TO BE DONE →
Write out again, word for word, the lines below from the line that holds "Write a Python" through the line that holds "price_tickvals = [40, 60, 80, 100]", omitting pictures.

DATA ENTRIES →
* START *

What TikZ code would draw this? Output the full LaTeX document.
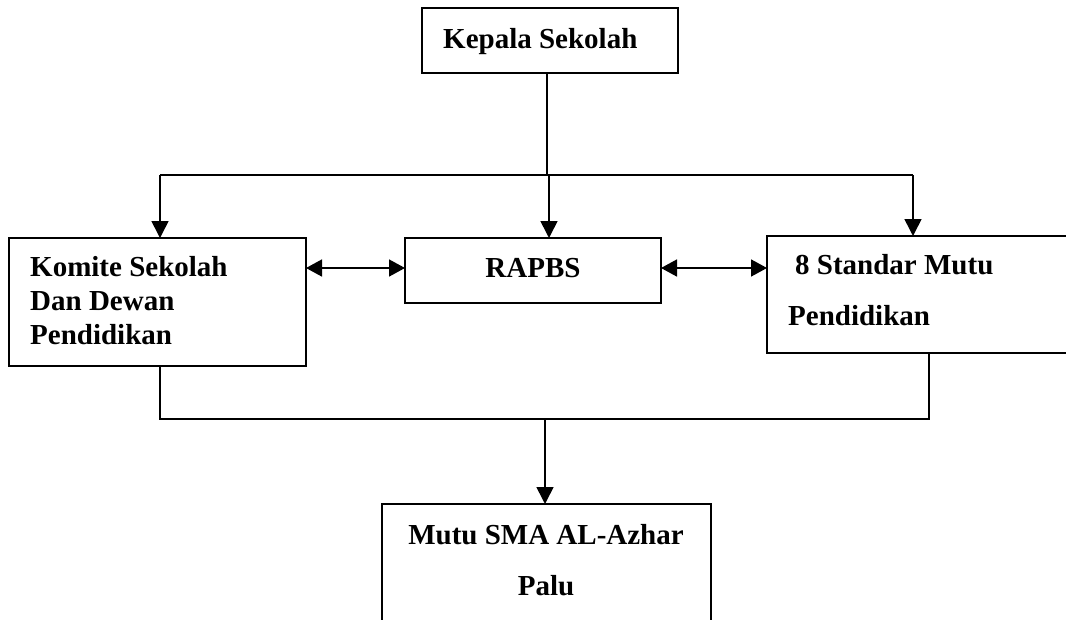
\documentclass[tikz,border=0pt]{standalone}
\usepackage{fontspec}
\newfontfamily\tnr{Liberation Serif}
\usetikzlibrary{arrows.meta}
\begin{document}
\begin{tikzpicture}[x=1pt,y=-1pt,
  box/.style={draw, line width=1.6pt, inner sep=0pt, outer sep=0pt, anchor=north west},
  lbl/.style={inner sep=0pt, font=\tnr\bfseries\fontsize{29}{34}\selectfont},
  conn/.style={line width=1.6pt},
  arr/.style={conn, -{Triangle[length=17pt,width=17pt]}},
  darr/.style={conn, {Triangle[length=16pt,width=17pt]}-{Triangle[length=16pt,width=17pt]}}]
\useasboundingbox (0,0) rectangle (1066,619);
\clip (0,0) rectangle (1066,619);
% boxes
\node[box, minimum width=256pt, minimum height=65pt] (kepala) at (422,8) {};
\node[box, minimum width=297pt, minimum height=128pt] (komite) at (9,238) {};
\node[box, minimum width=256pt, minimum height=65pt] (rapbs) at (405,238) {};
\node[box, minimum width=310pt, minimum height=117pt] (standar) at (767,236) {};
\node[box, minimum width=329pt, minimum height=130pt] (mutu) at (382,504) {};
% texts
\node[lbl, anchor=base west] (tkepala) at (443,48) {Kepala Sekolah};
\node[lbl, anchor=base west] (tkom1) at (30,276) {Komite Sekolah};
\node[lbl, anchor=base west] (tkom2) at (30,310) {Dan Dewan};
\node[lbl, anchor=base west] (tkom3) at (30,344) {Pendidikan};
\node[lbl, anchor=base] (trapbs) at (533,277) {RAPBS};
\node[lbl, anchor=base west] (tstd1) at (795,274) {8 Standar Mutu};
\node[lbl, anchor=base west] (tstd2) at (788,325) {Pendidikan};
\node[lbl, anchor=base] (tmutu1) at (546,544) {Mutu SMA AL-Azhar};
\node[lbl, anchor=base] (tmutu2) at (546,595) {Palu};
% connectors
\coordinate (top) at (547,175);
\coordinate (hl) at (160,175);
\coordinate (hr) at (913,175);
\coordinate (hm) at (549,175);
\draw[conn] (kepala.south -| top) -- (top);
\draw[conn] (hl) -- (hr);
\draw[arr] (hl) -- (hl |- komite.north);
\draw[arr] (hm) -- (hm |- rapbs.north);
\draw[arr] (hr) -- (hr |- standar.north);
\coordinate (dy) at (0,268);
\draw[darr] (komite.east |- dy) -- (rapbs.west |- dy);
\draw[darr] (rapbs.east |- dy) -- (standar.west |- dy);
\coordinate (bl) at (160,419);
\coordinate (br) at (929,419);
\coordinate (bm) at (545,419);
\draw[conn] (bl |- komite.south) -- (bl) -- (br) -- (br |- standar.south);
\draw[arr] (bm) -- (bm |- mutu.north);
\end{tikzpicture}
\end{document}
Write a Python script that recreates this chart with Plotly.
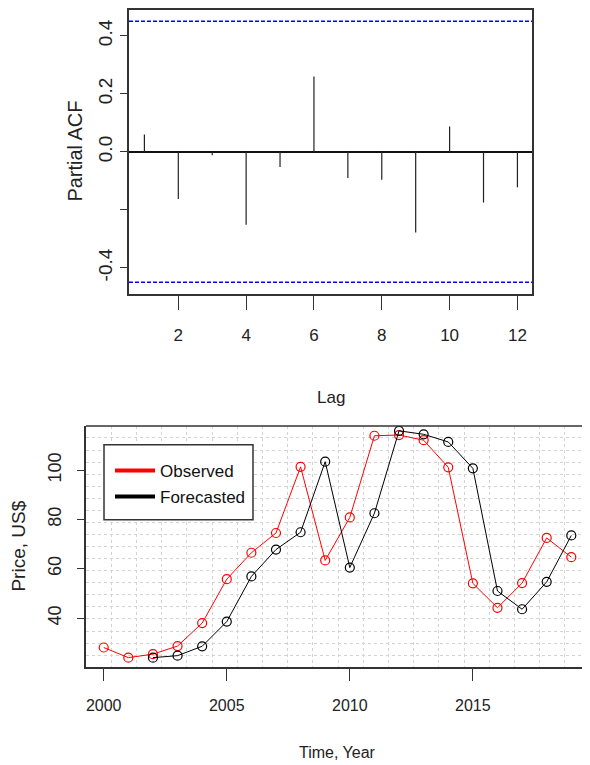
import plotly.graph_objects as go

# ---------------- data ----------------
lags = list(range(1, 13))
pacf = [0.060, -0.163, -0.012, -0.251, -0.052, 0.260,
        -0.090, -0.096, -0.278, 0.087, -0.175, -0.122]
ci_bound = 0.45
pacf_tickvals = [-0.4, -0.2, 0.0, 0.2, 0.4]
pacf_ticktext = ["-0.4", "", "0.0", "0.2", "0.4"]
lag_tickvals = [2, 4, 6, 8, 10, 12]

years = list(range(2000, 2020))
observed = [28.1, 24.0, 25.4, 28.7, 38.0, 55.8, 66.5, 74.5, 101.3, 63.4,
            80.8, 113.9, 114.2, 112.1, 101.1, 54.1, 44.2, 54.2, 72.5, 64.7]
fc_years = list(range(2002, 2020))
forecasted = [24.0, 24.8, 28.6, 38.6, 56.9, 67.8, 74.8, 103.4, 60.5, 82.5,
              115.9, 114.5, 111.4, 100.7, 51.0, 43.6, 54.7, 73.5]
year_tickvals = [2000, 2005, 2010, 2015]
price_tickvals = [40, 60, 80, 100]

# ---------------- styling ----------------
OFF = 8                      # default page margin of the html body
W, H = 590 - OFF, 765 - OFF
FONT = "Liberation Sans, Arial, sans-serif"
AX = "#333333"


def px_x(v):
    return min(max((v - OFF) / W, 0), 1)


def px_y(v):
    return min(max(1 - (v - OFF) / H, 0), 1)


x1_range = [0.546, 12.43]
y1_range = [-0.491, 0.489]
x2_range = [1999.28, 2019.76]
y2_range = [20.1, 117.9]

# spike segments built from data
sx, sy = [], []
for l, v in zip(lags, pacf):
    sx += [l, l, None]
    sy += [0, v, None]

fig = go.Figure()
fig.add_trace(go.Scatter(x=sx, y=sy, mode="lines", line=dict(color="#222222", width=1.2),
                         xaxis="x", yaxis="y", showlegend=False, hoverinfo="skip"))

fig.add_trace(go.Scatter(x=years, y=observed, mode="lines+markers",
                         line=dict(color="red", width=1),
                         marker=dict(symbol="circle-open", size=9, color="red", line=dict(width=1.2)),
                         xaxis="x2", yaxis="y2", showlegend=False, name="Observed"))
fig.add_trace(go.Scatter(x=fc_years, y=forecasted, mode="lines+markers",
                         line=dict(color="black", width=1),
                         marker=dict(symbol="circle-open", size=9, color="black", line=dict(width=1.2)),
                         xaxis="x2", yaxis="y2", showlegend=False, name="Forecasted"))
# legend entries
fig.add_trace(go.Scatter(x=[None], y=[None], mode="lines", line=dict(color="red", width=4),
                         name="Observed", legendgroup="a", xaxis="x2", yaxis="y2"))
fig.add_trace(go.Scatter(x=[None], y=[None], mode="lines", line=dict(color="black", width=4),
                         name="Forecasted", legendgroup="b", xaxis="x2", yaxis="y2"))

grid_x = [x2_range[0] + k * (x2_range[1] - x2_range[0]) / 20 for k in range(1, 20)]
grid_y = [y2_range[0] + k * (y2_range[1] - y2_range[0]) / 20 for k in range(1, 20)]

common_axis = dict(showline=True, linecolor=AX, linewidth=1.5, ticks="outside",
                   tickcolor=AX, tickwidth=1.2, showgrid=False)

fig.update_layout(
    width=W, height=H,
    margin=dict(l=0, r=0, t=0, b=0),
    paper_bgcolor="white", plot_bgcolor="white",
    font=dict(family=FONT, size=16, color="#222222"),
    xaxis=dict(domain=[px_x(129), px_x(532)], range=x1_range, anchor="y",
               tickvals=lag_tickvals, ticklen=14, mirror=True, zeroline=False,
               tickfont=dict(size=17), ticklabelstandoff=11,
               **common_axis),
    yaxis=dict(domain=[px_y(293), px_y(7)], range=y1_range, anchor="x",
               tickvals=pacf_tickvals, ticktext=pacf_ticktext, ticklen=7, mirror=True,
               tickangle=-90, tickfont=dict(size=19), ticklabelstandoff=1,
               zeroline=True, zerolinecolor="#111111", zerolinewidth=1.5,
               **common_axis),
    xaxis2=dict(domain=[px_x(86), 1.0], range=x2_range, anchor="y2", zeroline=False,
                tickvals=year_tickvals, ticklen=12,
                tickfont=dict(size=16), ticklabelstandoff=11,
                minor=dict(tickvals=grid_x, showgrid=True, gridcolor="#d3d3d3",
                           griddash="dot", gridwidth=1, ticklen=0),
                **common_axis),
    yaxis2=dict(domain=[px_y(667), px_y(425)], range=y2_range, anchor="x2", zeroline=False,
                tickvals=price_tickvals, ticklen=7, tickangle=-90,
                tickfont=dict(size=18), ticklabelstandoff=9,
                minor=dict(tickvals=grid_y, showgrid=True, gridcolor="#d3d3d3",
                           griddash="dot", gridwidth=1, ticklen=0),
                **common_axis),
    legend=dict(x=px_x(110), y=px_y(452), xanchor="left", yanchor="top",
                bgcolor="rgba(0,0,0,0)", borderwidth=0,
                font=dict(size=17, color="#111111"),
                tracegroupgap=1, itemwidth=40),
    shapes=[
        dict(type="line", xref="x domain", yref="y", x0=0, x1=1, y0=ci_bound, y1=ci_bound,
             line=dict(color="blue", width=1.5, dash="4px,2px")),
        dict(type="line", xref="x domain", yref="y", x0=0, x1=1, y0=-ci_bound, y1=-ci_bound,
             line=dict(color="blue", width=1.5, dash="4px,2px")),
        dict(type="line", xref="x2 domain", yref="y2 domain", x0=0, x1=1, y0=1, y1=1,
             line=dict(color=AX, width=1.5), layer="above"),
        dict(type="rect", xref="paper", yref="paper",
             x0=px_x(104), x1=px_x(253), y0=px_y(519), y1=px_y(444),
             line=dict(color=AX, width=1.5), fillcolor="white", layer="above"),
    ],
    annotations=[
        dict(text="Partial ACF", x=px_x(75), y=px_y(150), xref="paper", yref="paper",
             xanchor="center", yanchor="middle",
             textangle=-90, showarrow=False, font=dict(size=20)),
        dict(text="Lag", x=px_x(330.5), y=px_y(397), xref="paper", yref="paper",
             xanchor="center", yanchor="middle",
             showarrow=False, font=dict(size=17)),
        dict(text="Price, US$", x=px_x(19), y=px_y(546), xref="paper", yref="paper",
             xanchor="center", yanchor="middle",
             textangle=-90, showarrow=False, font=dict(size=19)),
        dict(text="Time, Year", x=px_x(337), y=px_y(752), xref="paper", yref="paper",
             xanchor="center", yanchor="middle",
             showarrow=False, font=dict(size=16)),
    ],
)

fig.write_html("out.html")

* END *

FULL SOLUTION →
Write a Python script that recreates this chart with Plotly.
import plotly.graph_objects as go

# ---------------- data ----------------
lags = list(range(1, 13))
pacf = [0.060, -0.163, -0.012, -0.251, -0.052, 0.260,
        -0.090, -0.096, -0.278, 0.087, -0.175, -0.122]
ci_bound = 0.45
pacf_tickvals = [-0.4, -0.2, 0.0, 0.2, 0.4]
pacf_ticktext = ["-0.4", "", "0.0", "0.2", "0.4"]
lag_tickvals = [2, 4, 6, 8, 10, 12]

years = list(range(2000, 2020))
observed = [28.1, 24.0, 25.4, 28.7, 38.0, 55.8, 66.5, 74.5, 101.3, 63.4,
            80.8, 113.9, 114.2, 112.1, 101.1, 54.1, 44.2, 54.2, 72.5, 64.7]
fc_years = list(range(2002, 2020))
forecasted = [24.0, 24.8, 28.6, 38.6, 56.9, 67.8, 74.8, 103.4, 60.5, 82.5,
              115.9, 114.5, 111.4, 100.7, 51.0, 43.6, 54.7, 73.5]
year_tickvals = [2000, 2005, 2010, 2015]
price_tickvals = [40, 60, 80, 100]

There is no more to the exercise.